O professor Archon Fung acredita que a América Latina pode estar passando por profundas transformações que significariam a reinvenção da democracia. Seu texto é uma análise de livros que tratam da democracia na região. Na verdade, apenas um trata da América Latina. Os outros três tratam do Brasil. O mais importante em seu livro é considerar que o Brasil estaria no epicentro da revitalização democrática e da criatividade institucional!!!
Tal afirmativa é forte, em se tratando de um país que ainda assiste a tantos escândalos e ainda apresenta traços arcaicos no modo de conduzir a política. No entanto, por mais otimista que possa ser, a afirmação não é desprovida de fundamento. Muitos estão ocupados em encontrar defeitos no sistema político nacional. Eu mesmo já escrevi sobre isso. É fácil. Difícil é encontrar bons exemplos que representem avanços concretos na direção do fortalecimento da democracia.

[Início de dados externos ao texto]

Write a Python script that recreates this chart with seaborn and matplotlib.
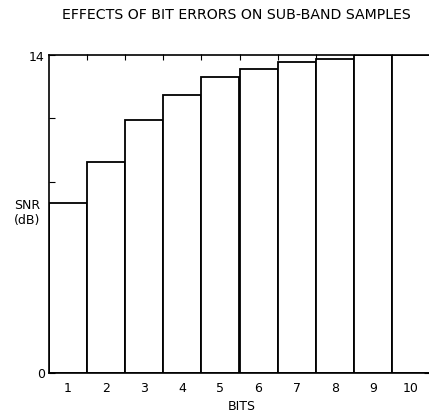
import numpy as np
import pandas as pd
import matplotlib
matplotlib.use('Agg')
import matplotlib.pyplot as plt
import seaborn as sns

# Data
bits = ['1', '2', '3', '4', '5', '6', '7', '8', '9', '10']
snr_db = [7.45, 9.25, 11.1, 12.2, 13.0, 13.35, 13.65, 13.8, 14.0, 14.0]

df = pd.DataFrame({'bits': bits, 'snr': snr_db})

sns.set_style('white')
plt.rcParams['font.family'] = ['DejaVu Sans']
plt.rcParams['text.color'] = 'black'
plt.rcParams['xtick.color'] = 'black'
plt.rcParams['ytick.color'] = 'black'
plt.rcParams['axes.labelcolor'] = 'black'

fig = plt.figure(figsize=(4.29, 4.14), dpi=100)
ax = fig.add_axes([49 / 429, 40.5 / 414, 381 / 429, 318 / 414])

sns.barplot(data=df, x='bits', y='snr', ax=ax, width=1.0, color='white',
            edgecolor='black', linewidth=1.3, saturation=1)

ax.set_xlim(-0.5, 9.5)
ax.set_ylim(0, 14)

# y ticks: 5 divisions, only ends labelled
yt = np.linspace(0, 14, 6)
ax.set_yticks(yt)
ax.set_yticklabels(['0', '', '', '', '', '14'], fontsize=9)
ax.tick_params(axis='y', direction='in', length=4, width=0.8, left=True,
               right=True, pad=3)
ax.tick_params(axis='x', length=0, labelsize=9, pad=6)

# inward ticks on top edge at bar boundaries
sec = ax.secondary_xaxis('top')
sec.set_xticks(np.arange(0.5, 9.5, 1.0))
sec.set_xticklabels([])
sec.tick_params(direction='in', length=4, width=0.8)
sec.spines['top'].set_visible(False)

for s in ax.spines.values():
    s.set_linewidth(1.2)
    s.set_color('black')

ax.set_xlabel('')
ax.set_ylabel('')
fig.text(242 / 429, 1 - 407 / 414, 'BITS', ha='center', va='center', fontsize=9)
fig.text(27 / 429, 1 - 213 / 414, 'SNR\n(dB)', ha='center', va='center',
         fontsize=9, linespacing=1.2)
fig.text(236 / 429, 1 - 15 / 414, 'EFFECTS OF BIT ERRORS ON SUB-BAND SAMPLES',
         ha='center', va='center', fontsize=10.2)

fig.savefig('out.png', dpi=100)
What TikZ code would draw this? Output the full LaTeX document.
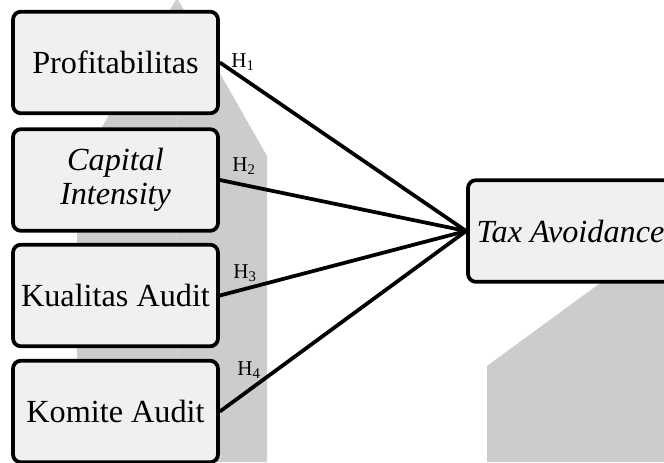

Um dos aspectos saudados como inovador por Fung é o Orçamento Participativo (OP), criação do PT gaúcho que institucionalizou o debate sobre as prioridades orçamentárias dos municípios. O OP foi implementado em 1989 por Olívio Dutra, foi mantido durante os 16 anos em que o PT governou Porto Alegre e foi seguido pelas gestões de Fogaça (PMDB) e Fortunatti (PDT). Devido à sua longevidade, essa iniciativa de participação popular ganhou projeção internacional. Mesmo com todo esse prestígio, o OP foi muito questionado em PoA. Como os prefeitos petistas não tinham maioria na Câmara, o OP também foi utilizado como uma forma de conquistar apoio popular, sobretudo nos bairros mais carentes. Por conta disso, a oposição classificava o OP como uma medida que buscava enfraquecer a democracia representativa. Outra crítica era que as comunidades beneficiadas eram aquelas cujos líderes comunitários tinham ligação com o PT. Independentemente dessas avaliações, o fato é que o OP foi uma medida exitosa de democracia direta.
Outra iniciativa que deve ser saudada como parte do arsenal de medidas não eleitoreiras e que fortalecem a democracia é a criação do Conselho de Desenvolvimento Econômico e Social da Presidência da República (CDES). Composto por 90 cidadãos representativos de vários setores, o CDES funciona como uma espécie de conselho consultivo para a Presidência acerca dos mais variados assuntos que impactam a sociedade. Em pouco menos de dez anos de existência, o CDES foi capaz de propor soluções e ações que se materializaram tanto como políticas de governo quanto como leis aprovadas no Congresso. Revelou-se interessante, ainda, para os Estados.
Considerando nossas fragilidades institucionais, estamos longe de representar um modelo para a reinvenção da democracia. Os avanços são lentos e muitas vezes tolhidos de seus aspectos mais inovadores. Porém, algumas das novas iniciativas se revelam bastante interessantes para institucionalizar uma participação mais efetiva da sociedade civil na governança do país.